Pour moi c’est un nettoyage afin de ne pas être bloqué dans la prochaine phase, où il sera important d’avancer dans l’histoire sans être pris à rebrousse-poil par des choses qui piquent vraiment les yeux. Je dois le faire, car je suis totalement déficient lorsque j’écris, même sur les règles les plus communes. Mon cerveau me joue des tours et j’écris quasiment en phonétique, massacrant les accords du passé simple et de l’imparfait avec de bêtes participes, abusant des anglicismes – je retrouve même carrément des mots d’anglais parfois parce que… ben, parce que c’est sorti comme ça, je n’y peux rien… –, intervertissant au gré de la position de mes doigts sur le clavier les « ç », « c » et « s »… quand je tape, du moment que ça « sonne » bien dans ma tête, rien ne m’arrête 😉
Si vous êtes plus attentif que moi lors de votre écriture, cette phase est superflue pour vous (je l’indique donc en itallique et séparée par des pointillés dans le graphique). Si vous utilisez la reconnaissance vocale, cette phase est tout aussi importante pour vous que pour moi 😉
PS: Si vous vous demandez pourquoi je n’ai pas fait intervenir Nikos dans cet article, c’est très simple ; il est expert du premier jet
Merci Kanata pour ce petit “benchmark” des moyens d’écriture ! Il en manque un, que pour ma part j’hésite depuis longtemps à tester : la reconnaissance vocale.

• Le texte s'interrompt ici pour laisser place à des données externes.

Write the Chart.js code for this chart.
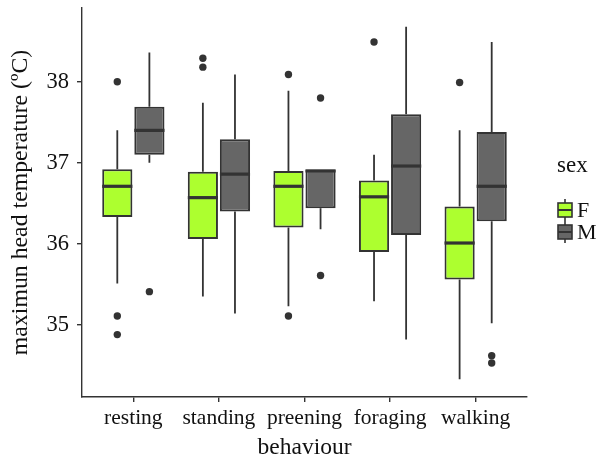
<!DOCTYPE html>
<html>
<head>
<meta charset="utf-8">
<script src="https://cdn.jsdelivr.net/npm/chart.js@4.4.1/dist/chart.umd.min.js"></script>
<style>
html, body { margin: 0; padding: 0; background: #fff; }
#wrap { width: 616px; height: 459px; }
</style>
</head>
<body>
<div id="wrap"><canvas id="js--chart"></canvas></div>
<script>
const behaviours = ["resting", "standing", "preening", "foraging", "walking"]
const sexes = ["F", "M"]
const yTicks = [35, 36, 37, 38]

// box summaries, females
const lowF = [35.51, 35.35, 35.23, 35.29, 34.33]
const q1F = [36.33, 36.06, 36.20, 35.90, 35.56]
const medF = [36.71, 36.57, 36.71, 36.58, 36.01]
const q3F = [36.92, 36.89, 36.90, 36.78, 36.46]
const highF = [37.40, 37.74, 37.89, 37.10, 37.40]
const outF = [[38.00, 35.11, 34.88], [38.29, 38.18], [38.09, 35.11], [38.49], [37.99]]

// box summaries, males
const lowM = [37.00, 35.14, 36.18, 34.82, 35.02]
const q1M = [37.10, 36.40, 36.44, 36.11, 36.28]
const medM = [37.40, 36.86, 36.90, 36.96, 36.71]
const q3M = [37.69, 37.29, 36.91, 37.60, 37.38]
const highM = [38.36, 38.09, 36.91, 38.68, 38.49]
const outM = [[35.41], [], [37.80, 35.61], [], [34.62, 34.53]]

const fillF = '#adff2f'
const fillM = '#666666'
const ink = '#333333'
const serif = "'Liberation Serif', 'DejaVu Serif', serif"

const groupShare = 0.75
const shift = groupShare / 4

const boxes = [
    { low: lowF, med: medF, high: highF, q1: q1F, q3: q3F },
    { low: lowM, med: medM, high: highM, q1: q1M, q3: q3M },
]

const whiskerPlugin = {
    id: 'whiskers',
    beforeDatasetsDraw(chart) {
        const ctx = chart.ctx
        const y = chart.scales.y
        ctx.save()
        ctx.strokeStyle = ink
        ctx.lineWidth = 1.8
        boxes.forEach((b, d) => {
            chart.getDatasetMeta(d).data.forEach((bar, i) => {
                ctx.beginPath()
                ctx.moveTo(bar.x, y.getPixelForValue(b.low[i]))
                ctx.lineTo(bar.x, y.getPixelForValue(b.q1[i]))
                ctx.moveTo(bar.x, y.getPixelForValue(b.q3[i]))
                ctx.lineTo(bar.x, y.getPixelForValue(b.high[i]))
                ctx.stroke()
            })
        })
        ctx.restore()
    },
    afterDatasetsDraw(chart) {
        const ctx = chart.ctx
        const y = chart.scales.y
        ctx.save()
        ctx.strokeStyle = ink
        ctx.lineWidth = 3.2
        boxes.forEach((b, d) => {
            chart.getDatasetMeta(d).data.forEach((bar, i) => {
                const py = y.getPixelForValue(b.med[i])
                ctx.beginPath()
                ctx.moveTo(bar.x - bar.width / 2, py)
                ctx.lineTo(bar.x + bar.width / 2, py)
                ctx.stroke()
            })
        })
        ctx.restore()
    },
    afterDraw(chart) {
        const ctx = chart.ctx
        const x0 = chart.chartArea.right + 30
        ctx.save()
        ctx.fillStyle = '#111'
        ctx.font = "23px " + serif
        ctx.textBaseline = 'middle'
        ctx.fillText("sex", x0, 166)
        const fills = [fillF, fillM]
        sexes.forEach((s, k) => {
            const cy = 210 + k * 22
            ctx.strokeStyle = ink
            ctx.lineWidth = 1.6
            ctx.beginPath()
            ctx.moveTo(x0 + 8, cy - 11)
            ctx.lineTo(x0 + 8, cy + 11)
            ctx.stroke()
            ctx.fillStyle = fills[k]
            ctx.fillRect(x0 + 1, cy - 7, 14, 14)
            ctx.strokeRect(x0 + 1, cy - 7, 14, 14)
            ctx.lineWidth = 2
            ctx.beginPath()
            ctx.moveTo(x0 + 1, cy)
            ctx.lineTo(x0 + 15, cy)
            ctx.stroke()
            ctx.fillStyle = '#111'
            ctx.font = "22px " + serif
            ctx.fillText(s, x0 + 20, cy + 1)
        })
        ctx.restore()
    }
}

const barSet = (k, q1, q3, fill) => ({
    type: 'bar',
    label: sexes[k],
    data: behaviours.map((b, i) => ({ x: i + 1, y: [q1[i], q3[i]] })),
    backgroundColor: fill,
    borderColor: ink,
    borderWidth: 2,
    borderSkipped: false,
    categoryPercentage: groupShare,
    barPercentage: 0.94,
})

const outSet = (outs, dx) => ({
    type: 'scatter',
    data: outs.flatMap((vals, i) => vals.map(v => ({ x: i + 1 + dx, y: v }))),
    backgroundColor: ink,
    borderColor: ink,
    pointRadius: 3.7,
    pointBorderWidth: 0,
})

const config = {
    type: 'bar',
    data: {
        datasets: [
            barSet(0, q1F, q3F, fillF),
            barSet(1, q1M, q3M, fillM),
            outSet(outF, -shift),
            outSet(outM, shift),
        ]
    },
    options: {
        responsive: true,
        maintainAspectRatio: false,
        animation: false,
        layout: { padding: { top: 8, right: 89, left: 0, bottom: 0 } },
        plugins: {
            legend: { display: false },
            tooltip: { enabled: false },
        },
        scales: {
            x: {
                type: 'linear',
                offset: false,
                min: 0.4,
                max: 5.6,
                afterBuildTicks: (scale) => { scale.ticks = behaviours.map((b, i) => ({ value: i + 1 })) },
                afterFit: (scale) => { scale.height = 62 },
                ticks: {
                    callback: (v) => behaviours[v - 1],
                    color: '#111',
                    font: { family: serif, size: 21.5 },
                    padding: 3,
                    maxRotation: 0,
                    autoSkip: false,
                },
                grid: { offset: false, drawOnChartArea: false, drawTicks: true, tickLength: 5, color: ink, lineWidth: 1.4 },
                border: { display: true, color: ink, width: 1.4 },
                title: {
                    display: true,
                    text: "behaviour",
                    color: '#111',
                    font: { family: serif, size: 23.5 },
                    padding: { top: 0, bottom: -3 },
                },
            },
            y: {
                min: 34.11,
                max: 38.91,
                afterBuildTicks: (scale) => { scale.ticks = yTicks.map(v => ({ value: v })) },
                afterFit: (scale) => {
                    scale.width = 82
                    scale.paddingTop = 0
                    scale.paddingBottom = 0
                },
                ticks: {
                    color: '#111',
                    font: { family: serif, size: 22.5 },
                    padding: 8,
                },
                grid: { drawOnChartArea: false, drawTicks: true, tickLength: 5, color: ink, lineWidth: 1.4 },
                border: { display: true, color: ink, width: 1.4 },
                title: {
                    display: true,
                    text: "maximun head temperature (ºC)",
                    color: '#111',
                    font: { family: serif, size: 23.8 },
                    padding: { top: 6, bottom: 0 },
                },
            },
        },
    },
    plugins: [whiskerPlugin],
}

new Chart(document.getElementById("js--chart"), config)
</script>
</body>
</html>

Pour ma part, je ne fais pas de relecture orthographique intermédiaire. Je considère que la relecture orthographique est le dernier nettoyage avant envoi. Entre temps, le texte ne mérite pas autant d’égards. C’est du brouillon qui doit, symboliquement, le rester. La chance veut que je ne fasse pas trop de fautes au premier jet.
Bonjour Nicolas et merci de soulever la question. Tu as raison, la reconnaissance vocale est un outil présent. Le problème c’est qu’il n’y a pas encore de moteur pour le français qui soit véritablement efficace. Notre langue est plus complexe au niveau des phonèmes et de sa structure grammaticale, ce qui fait que même les excellents produits anglophones peinent un peu avec la langue de Molière. On peut s’en sortir pour une lettre ou un texte court, mais je n’ai jamais pu me lancer dans du lourd (et surtout du littéraire avec des formes un peu plus complexes).
Oui cette première phase de correction est facultative, pour les clampins comme moi qui ont la tête ailleurs quand ils écrivent 😉
D’ailleurs la séparation en pointillés et l’itallique sont là pour identifier la chose. J’ai étoffé un peu l’article, merci de ta contribution.
Oh! temps que j’y pense, j’utilise un “Nicolas” dans cette série d’articles… Ce n’est pas toi 😉
Bon, pour éviter les confusions, mon faire-valoir sera nommé “Nikos”.